**YOUR OBJECTIVE**
Restate the data below word for word. Skip any images it contains.

* begin *

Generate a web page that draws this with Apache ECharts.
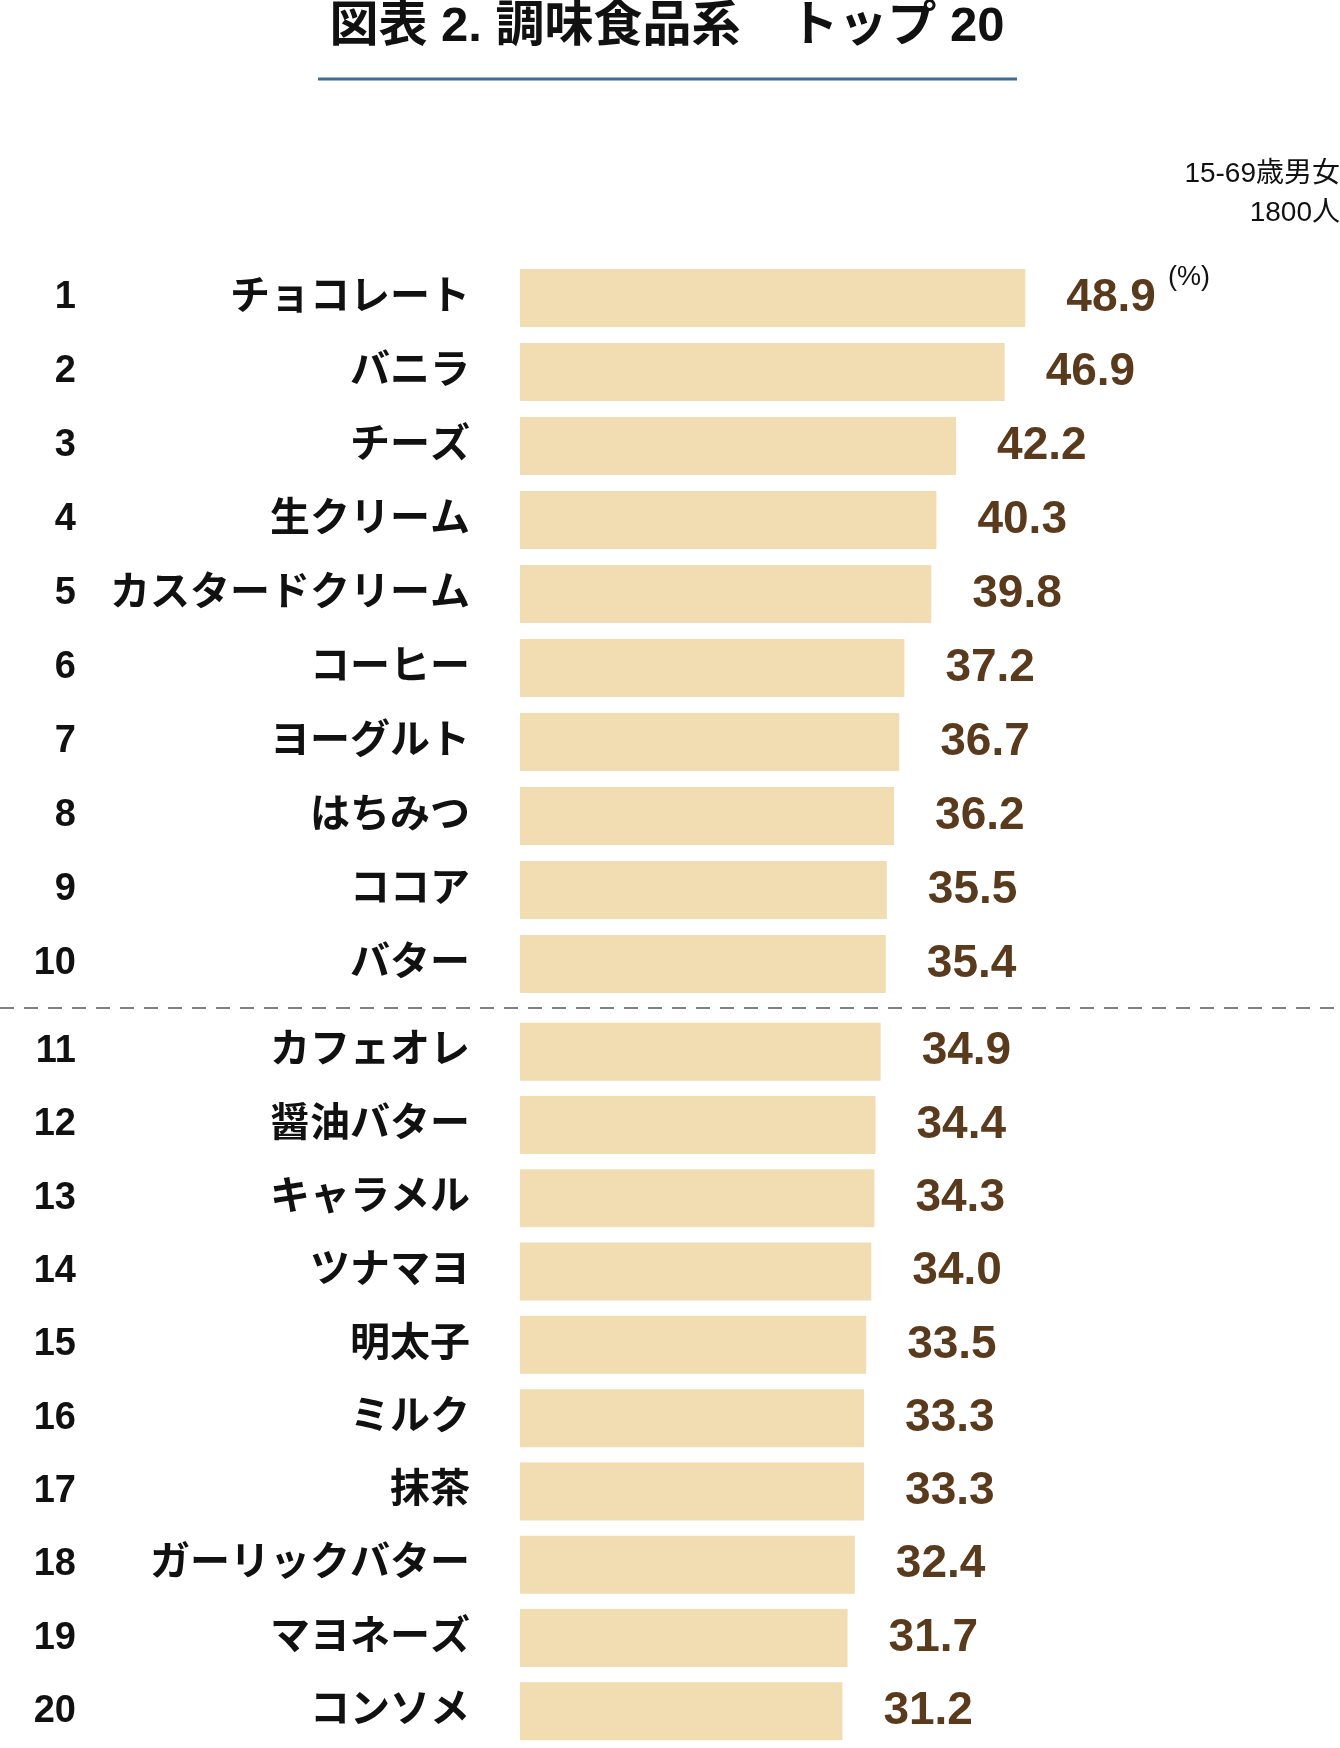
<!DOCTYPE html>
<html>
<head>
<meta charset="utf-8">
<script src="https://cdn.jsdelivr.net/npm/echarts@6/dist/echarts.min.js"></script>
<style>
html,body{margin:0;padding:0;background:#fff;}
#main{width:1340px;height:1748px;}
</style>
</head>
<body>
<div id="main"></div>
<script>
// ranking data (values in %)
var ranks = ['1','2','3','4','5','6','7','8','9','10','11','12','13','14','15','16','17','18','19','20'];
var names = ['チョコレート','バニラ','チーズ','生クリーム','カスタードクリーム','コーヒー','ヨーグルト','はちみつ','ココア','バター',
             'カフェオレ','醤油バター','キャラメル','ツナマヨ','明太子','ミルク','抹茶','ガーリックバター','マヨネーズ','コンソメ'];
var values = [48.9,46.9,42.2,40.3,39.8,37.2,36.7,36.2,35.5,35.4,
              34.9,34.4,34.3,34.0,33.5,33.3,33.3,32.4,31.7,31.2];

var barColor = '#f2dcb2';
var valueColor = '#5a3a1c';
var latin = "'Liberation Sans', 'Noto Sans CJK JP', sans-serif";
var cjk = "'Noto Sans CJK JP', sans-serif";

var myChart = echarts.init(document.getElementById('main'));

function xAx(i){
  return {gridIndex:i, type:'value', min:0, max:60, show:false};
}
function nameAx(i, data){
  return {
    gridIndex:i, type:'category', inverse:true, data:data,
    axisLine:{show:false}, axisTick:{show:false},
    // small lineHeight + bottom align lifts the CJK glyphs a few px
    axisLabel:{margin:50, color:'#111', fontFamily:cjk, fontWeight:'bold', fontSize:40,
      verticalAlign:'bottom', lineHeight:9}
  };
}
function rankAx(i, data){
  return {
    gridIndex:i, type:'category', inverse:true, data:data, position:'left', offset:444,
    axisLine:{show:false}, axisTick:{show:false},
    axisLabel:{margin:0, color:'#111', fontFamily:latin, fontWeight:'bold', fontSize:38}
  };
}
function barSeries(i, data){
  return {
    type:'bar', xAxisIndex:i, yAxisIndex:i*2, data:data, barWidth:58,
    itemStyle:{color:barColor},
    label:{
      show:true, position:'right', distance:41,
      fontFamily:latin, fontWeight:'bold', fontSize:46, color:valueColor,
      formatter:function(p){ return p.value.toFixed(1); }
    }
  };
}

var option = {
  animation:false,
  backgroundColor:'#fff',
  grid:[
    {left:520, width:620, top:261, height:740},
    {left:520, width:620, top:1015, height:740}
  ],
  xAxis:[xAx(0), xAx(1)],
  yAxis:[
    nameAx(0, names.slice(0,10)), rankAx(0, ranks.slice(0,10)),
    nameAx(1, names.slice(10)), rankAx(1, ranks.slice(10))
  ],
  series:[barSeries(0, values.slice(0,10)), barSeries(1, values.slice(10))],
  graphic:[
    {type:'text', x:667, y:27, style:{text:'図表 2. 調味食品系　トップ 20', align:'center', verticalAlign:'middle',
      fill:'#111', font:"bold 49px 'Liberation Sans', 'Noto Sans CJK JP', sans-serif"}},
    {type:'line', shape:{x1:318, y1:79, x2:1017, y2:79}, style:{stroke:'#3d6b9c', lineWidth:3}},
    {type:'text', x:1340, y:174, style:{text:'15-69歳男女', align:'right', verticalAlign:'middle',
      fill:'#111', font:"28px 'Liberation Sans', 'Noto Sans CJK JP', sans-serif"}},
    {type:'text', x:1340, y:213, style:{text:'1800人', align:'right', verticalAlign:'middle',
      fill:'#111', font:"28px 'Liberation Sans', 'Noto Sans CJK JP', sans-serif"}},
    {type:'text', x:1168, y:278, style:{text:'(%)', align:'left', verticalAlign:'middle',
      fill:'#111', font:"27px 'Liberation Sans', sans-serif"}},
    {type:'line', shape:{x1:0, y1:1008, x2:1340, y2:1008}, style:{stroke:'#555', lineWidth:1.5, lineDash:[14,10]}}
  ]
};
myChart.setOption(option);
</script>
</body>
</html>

* end *

**OUTPUT OF THE TASK**
Generate a web page that draws this with Apache ECharts.
<!DOCTYPE html>
<html>
<head>
<meta charset="utf-8">
<script src="https://cdn.jsdelivr.net/npm/echarts@6/dist/echarts.min.js"></script>
<style>
html,body{margin:0;padding:0;background:#fff;}
#main{width:1340px;height:1748px;}
</style>
</head>
<body>
<div id="main"></div>
<script>
// ranking data (values in %)
var ranks = ['1','2','3','4','5','6','7','8','9','10','11','12','13','14','15','16','17','18','19','20'];
var names = ['チョコレート','バニラ','チーズ','生クリーム','カスタードクリーム','コーヒー','ヨーグルト','はちみつ','ココア','バター',
             'カフェオレ','醤油バター','キャラメル','ツナマヨ','明太子','ミルク','抹茶','ガーリックバター','マヨネーズ','コンソメ'];
var values = [48.9,46.9,42.2,40.3,39.8,37.2,36.7,36.2,35.5,35.4,
              34.9,34.4,34.3,34.0,33.5,33.3,33.3,32.4,31.7,31.2];

var barColor = '#f2dcb2';
var valueColor = '#5a3a1c';
var latin = "'Liberation Sans', 'Noto Sans CJK JP', sans-serif";
var cjk = "'Noto Sans CJK JP', sans-serif";

var myChart = echarts.init(document.getElementById('main'));

function xAx(i){
  return {gridIndex:i, type:'value', min:0, max:60, show:false};
}
function nameAx(i, data){
  return {
    gridIndex:i, type:'category', inverse:true, data:data,
    axisLine:{show:false}, axisTick:{show:false},
    // small lineHeight + bottom align lifts the CJK glyphs a few px
    axisLabel:{margin:50, color:'#111', fontFamily:cjk, fontWeight:'bold', fontSize:40,
      verticalAlign:'bottom', lineHeight:9}
  };
}
function rankAx(i, data){
  return {
    gridIndex:i, type:'category', inverse:true, data:data, position:'left', offset:444,
    axisLine:{show:false}, axisTick:{show:false},
    axisLabel:{margin:0, color:'#111', fontFamily:latin, fontWeight:'bold', fontSize:38}
  };
}
function barSeries(i, data){
  return {
    type:'bar', xAxisIndex:i, yAxisIndex:i*2, data:data, barWidth:58,
    itemStyle:{color:barColor},
    label:{
      show:true, position:'right', distance:41,
      fontFamily:latin, fontWeight:'bold', fontSize:46, color:valueColor,
      formatter:function(p){ return p.value.toFixed(1); }
    }
  };
}

var option = {
  animation:false,
  backgroundColor:'#fff',
  grid:[
    {left:520, width:620, top:261, height:740},
    {left:520, width:620, top:1015, height:740}
  ],
  xAxis:[xAx(0), xAx(1)],
  yAxis:[
    nameAx(0, names.slice(0,10)), rankAx(0, ranks.slice(0,10)),
    nameAx(1, names.slice(10)), rankAx(1, ranks.slice(10))
  ],
  series:[barSeries(0, values.slice(0,10)), barSeries(1, values.slice(10))],
  graphic:[
    {type:'text', x:667, y:27, style:{text:'図表 2. 調味食品系　トップ 20', align:'center', verticalAlign:'middle',
      fill:'#111', font:"bold 49px 'Liberation Sans', 'Noto Sans CJK JP', sans-serif"}},
    {type:'line', shape:{x1:318, y1:79, x2:1017, y2:79}, style:{stroke:'#3d6b9c', lineWidth:3}},
    {type:'text', x:1340, y:174, style:{text:'15-69歳男女', align:'right', verticalAlign:'middle',
      fill:'#111', font:"28px 'Liberation Sans', 'Noto Sans CJK JP', sans-serif"}},
    {type:'text', x:1340, y:213, style:{text:'1800人', align:'right', verticalAlign:'middle',
      fill:'#111', font:"28px 'Liberation Sans', 'Noto Sans CJK JP', sans-serif"}},
    {type:'text', x:1168, y:278, style:{text:'(%)', align:'left', verticalAlign:'middle',
      fill:'#111', font:"27px 'Liberation Sans', sans-serif"}},
    {type:'line', shape:{x1:0, y1:1008, x2:1340, y2:1008}, style:{stroke:'#555', lineWidth:1.5, lineDash:[14,10]}}
  ]
};
myChart.setOption(option);
</script>
</body>
</html>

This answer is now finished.